### Short exercise
Write out all the entries word for word, but skip any images.
[Data provided start]
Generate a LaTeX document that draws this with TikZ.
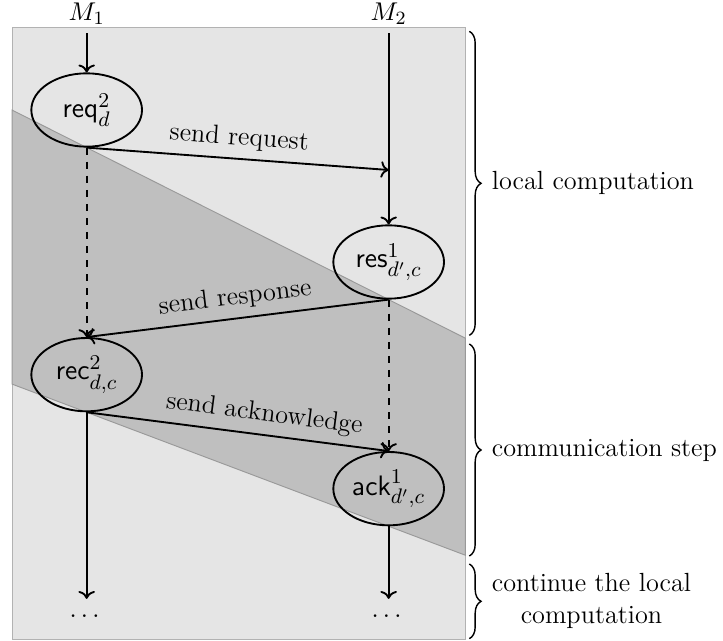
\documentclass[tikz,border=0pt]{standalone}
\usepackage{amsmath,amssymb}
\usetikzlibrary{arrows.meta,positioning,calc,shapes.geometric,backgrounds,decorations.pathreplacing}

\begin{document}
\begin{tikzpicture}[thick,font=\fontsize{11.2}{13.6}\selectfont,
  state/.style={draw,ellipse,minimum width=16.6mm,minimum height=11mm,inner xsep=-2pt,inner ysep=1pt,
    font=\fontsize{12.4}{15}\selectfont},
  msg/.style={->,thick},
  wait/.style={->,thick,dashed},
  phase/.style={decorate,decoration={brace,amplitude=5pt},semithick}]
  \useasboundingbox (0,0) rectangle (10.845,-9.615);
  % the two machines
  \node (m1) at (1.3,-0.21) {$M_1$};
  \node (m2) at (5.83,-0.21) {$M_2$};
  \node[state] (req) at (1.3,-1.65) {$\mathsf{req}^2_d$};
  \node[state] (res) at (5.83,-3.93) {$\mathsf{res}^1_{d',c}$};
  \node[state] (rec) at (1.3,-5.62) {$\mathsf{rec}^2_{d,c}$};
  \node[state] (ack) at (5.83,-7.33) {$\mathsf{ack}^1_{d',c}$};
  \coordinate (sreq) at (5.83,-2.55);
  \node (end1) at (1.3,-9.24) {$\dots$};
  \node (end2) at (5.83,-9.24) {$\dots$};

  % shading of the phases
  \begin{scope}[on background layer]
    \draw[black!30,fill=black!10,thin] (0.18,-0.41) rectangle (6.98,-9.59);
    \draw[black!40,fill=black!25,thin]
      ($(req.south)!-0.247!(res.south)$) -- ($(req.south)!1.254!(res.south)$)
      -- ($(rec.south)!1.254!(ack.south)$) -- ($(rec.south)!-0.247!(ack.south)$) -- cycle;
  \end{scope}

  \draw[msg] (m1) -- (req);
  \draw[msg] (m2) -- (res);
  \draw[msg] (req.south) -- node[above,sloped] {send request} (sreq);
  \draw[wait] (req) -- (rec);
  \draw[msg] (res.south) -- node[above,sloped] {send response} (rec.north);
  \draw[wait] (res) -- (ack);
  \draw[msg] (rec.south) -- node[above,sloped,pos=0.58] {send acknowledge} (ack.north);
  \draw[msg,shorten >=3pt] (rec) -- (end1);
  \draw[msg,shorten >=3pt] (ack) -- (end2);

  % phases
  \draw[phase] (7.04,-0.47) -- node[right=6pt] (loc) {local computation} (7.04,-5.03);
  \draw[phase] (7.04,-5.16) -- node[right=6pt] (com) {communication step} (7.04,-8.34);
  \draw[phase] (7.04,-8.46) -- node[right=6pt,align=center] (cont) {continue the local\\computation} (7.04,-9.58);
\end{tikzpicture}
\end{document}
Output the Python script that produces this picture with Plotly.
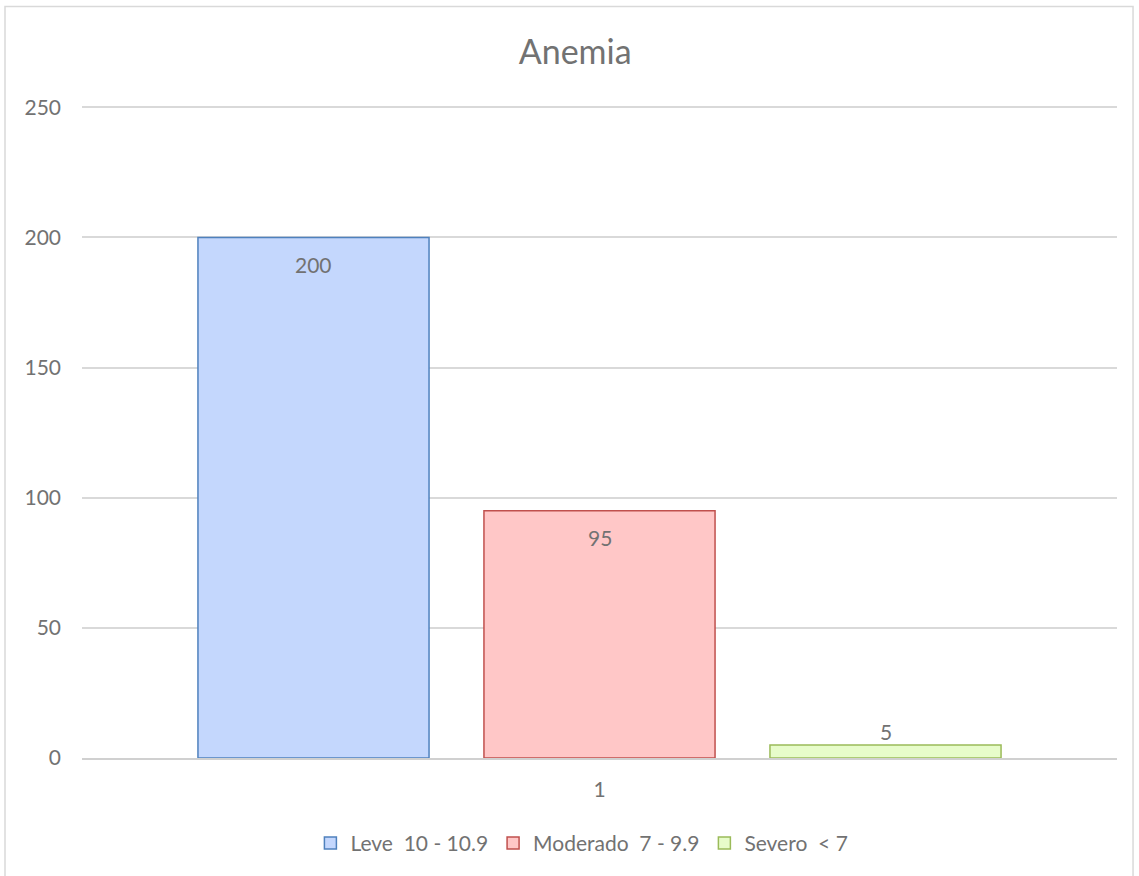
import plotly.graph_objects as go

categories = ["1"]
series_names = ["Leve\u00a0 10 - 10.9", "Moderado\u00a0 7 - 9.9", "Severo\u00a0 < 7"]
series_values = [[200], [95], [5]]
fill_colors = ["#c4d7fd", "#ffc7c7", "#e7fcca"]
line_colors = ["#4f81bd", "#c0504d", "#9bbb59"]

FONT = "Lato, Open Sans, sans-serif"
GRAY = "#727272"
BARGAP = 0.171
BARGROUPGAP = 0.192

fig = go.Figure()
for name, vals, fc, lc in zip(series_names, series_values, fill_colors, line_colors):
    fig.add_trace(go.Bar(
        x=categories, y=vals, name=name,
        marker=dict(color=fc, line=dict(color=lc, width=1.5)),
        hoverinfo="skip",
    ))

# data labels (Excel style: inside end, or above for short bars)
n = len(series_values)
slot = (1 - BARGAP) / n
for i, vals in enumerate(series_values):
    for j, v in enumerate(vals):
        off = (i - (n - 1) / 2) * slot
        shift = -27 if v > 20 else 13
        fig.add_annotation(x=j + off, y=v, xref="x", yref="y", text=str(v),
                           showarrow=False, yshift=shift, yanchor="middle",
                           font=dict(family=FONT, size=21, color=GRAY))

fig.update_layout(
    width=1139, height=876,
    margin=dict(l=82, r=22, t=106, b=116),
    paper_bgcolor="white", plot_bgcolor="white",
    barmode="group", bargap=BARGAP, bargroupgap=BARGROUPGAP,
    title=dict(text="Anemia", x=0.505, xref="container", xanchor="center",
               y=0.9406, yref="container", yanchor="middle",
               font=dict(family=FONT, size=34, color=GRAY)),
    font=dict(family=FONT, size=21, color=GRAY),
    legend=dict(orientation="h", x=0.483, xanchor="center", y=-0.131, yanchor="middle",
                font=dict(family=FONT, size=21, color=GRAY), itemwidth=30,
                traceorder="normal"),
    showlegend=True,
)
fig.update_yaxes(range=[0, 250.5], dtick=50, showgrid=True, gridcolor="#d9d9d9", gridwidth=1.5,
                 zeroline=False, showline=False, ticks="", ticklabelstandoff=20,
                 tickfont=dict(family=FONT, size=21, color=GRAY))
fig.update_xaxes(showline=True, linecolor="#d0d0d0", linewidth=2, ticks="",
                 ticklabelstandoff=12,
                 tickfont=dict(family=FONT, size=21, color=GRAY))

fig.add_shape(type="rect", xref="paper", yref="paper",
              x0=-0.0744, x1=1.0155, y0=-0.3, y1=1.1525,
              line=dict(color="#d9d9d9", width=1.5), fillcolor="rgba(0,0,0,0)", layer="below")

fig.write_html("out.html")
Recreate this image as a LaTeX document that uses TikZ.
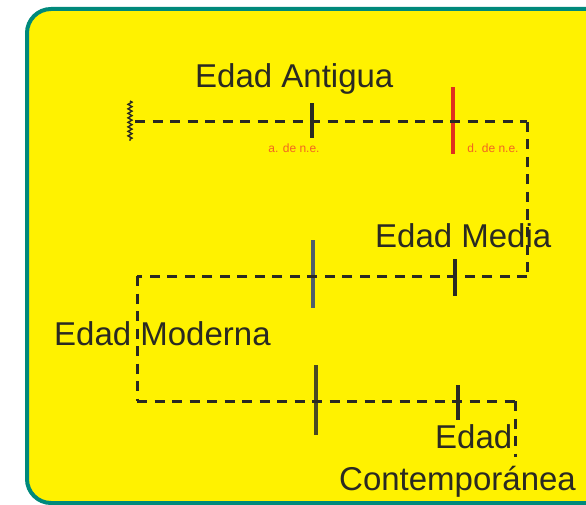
[Data provided end]
### The completed task
Generate a LaTeX document that draws this with TikZ.
\documentclass[tikz,border=0pt]{standalone}
\usepackage{amsmath,amssymb}
\usetikzlibrary{arrows.meta,positioning,calc,shapes.geometric,backgrounds,decorations.pathreplacing}

\begin{document}
\begin{tikzpicture}[thick,font=\fontsize{11.2}{13.6}\selectfont,
  state/.style={draw,ellipse,minimum width=16.6mm,minimum height=11mm,inner xsep=-2pt,inner ysep=1pt,
    font=\fontsize{12.4}{15}\selectfont},
  msg/.style={->,thick},
  wait/.style={->,thick,dashed},
  phase/.style={decorate,decoration={brace,amplitude=5pt},semithick}]
  \useasboundingbox (0,0) rectangle (10.845,-9.615);
  % the two machines
  \node (m1) at (1.3,-0.21) {$M_1$};
  \node (m2) at (5.83,-0.21) {$M_2$};
  \node[state] (req) at (1.3,-1.65) {$\mathsf{req}^2_d$};
  \node[state] (res) at (5.83,-3.93) {$\mathsf{res}^1_{d',c}$};
  \node[state] (rec) at (1.3,-5.62) {$\mathsf{rec}^2_{d,c}$};
  \node[state] (ack) at (5.83,-7.33) {$\mathsf{ack}^1_{d',c}$};
  \coordinate (sreq) at (5.83,-2.55);
  \node (end1) at (1.3,-9.24) {$\dots$};
  \node (end2) at (5.83,-9.24) {$\dots$};

  % shading of the phases
  \begin{scope}[on background layer]
    \draw[black!30,fill=black!10,thin] (0.18,-0.41) rectangle (6.98,-9.59);
    \draw[black!40,fill=black!25,thin]
      ($(req.south)!-0.247!(res.south)$) -- ($(req.south)!1.254!(res.south)$)
      -- ($(rec.south)!1.254!(ack.south)$) -- ($(rec.south)!-0.247!(ack.south)$) -- cycle;
  \end{scope}

  \draw[msg] (m1) -- (req);
  \draw[msg] (m2) -- (res);
  \draw[msg] (req.south) -- node[above,sloped] {send request} (sreq);
  \draw[wait] (req) -- (rec);
  \draw[msg] (res.south) -- node[above,sloped] {send response} (rec.north);
  \draw[wait] (res) -- (ack);
  \draw[msg] (rec.south) -- node[above,sloped,pos=0.58] {send acknowledge} (ack.north);
  \draw[msg,shorten >=3pt] (rec) -- (end1);
  \draw[msg,shorten >=3pt] (ack) -- (end2);

  % phases
  \draw[phase] (7.04,-0.47) -- node[right=6pt] (loc) {local computation} (7.04,-5.03);
  \draw[phase] (7.04,-5.16) -- node[right=6pt] (com) {communication step} (7.04,-8.34);
  \draw[phase] (7.04,-8.46) -- node[right=6pt,align=center] (cont) {continue the local\\computation} (7.04,-9.58);
\end{tikzpicture}
\end{document}
Output the Python script that produces this picture with Plotly.
import plotly.graph_objects as go

categories = ["1"]
series_names = ["Leve\u00a0 10 - 10.9", "Moderado\u00a0 7 - 9.9", "Severo\u00a0 < 7"]
series_values = [[200], [95], [5]]
fill_colors = ["#c4d7fd", "#ffc7c7", "#e7fcca"]
line_colors = ["#4f81bd", "#c0504d", "#9bbb59"]

FONT = "Lato, Open Sans, sans-serif"
GRAY = "#727272"
BARGAP = 0.171
BARGROUPGAP = 0.192

fig = go.Figure()
for name, vals, fc, lc in zip(series_names, series_values, fill_colors, line_colors):
    fig.add_trace(go.Bar(
        x=categories, y=vals, name=name,
        marker=dict(color=fc, line=dict(color=lc, width=1.5)),
        hoverinfo="skip",
    ))

# data labels (Excel style: inside end, or above for short bars)
n = len(series_values)
slot = (1 - BARGAP) / n
for i, vals in enumerate(series_values):
    for j, v in enumerate(vals):
        off = (i - (n - 1) / 2) * slot
        shift = -27 if v > 20 else 13
        fig.add_annotation(x=j + off, y=v, xref="x", yref="y", text=str(v),
                           showarrow=False, yshift=shift, yanchor="middle",
                           font=dict(family=FONT, size=21, color=GRAY))

fig.update_layout(
    width=1139, height=876,
    margin=dict(l=82, r=22, t=106, b=116),
    paper_bgcolor="white", plot_bgcolor="white",
    barmode="group", bargap=BARGAP, bargroupgap=BARGROUPGAP,
    title=dict(text="Anemia", x=0.505, xref="container", xanchor="center",
               y=0.9406, yref="container", yanchor="middle",
               font=dict(family=FONT, size=34, color=GRAY)),
    font=dict(family=FONT, size=21, color=GRAY),
    legend=dict(orientation="h", x=0.483, xanchor="center", y=-0.131, yanchor="middle",
                font=dict(family=FONT, size=21, color=GRAY), itemwidth=30,
                traceorder="normal"),
    showlegend=True,
)
fig.update_yaxes(range=[0, 250.5], dtick=50, showgrid=True, gridcolor="#d9d9d9", gridwidth=1.5,
                 zeroline=False, showline=False, ticks="", ticklabelstandoff=20,
                 tickfont=dict(family=FONT, size=21, color=GRAY))
fig.update_xaxes(showline=True, linecolor="#d0d0d0", linewidth=2, ticks="",
                 ticklabelstandoff=12,
                 tickfont=dict(family=FONT, size=21, color=GRAY))

fig.add_shape(type="rect", xref="paper", yref="paper",
              x0=-0.0744, x1=1.0155, y0=-0.3, y1=1.1525,
              line=dict(color="#d9d9d9", width=1.5), fillcolor="rgba(0,0,0,0)", layer="below")

fig.write_html("out.html")
Recreate this image as a LaTeX document that uses TikZ.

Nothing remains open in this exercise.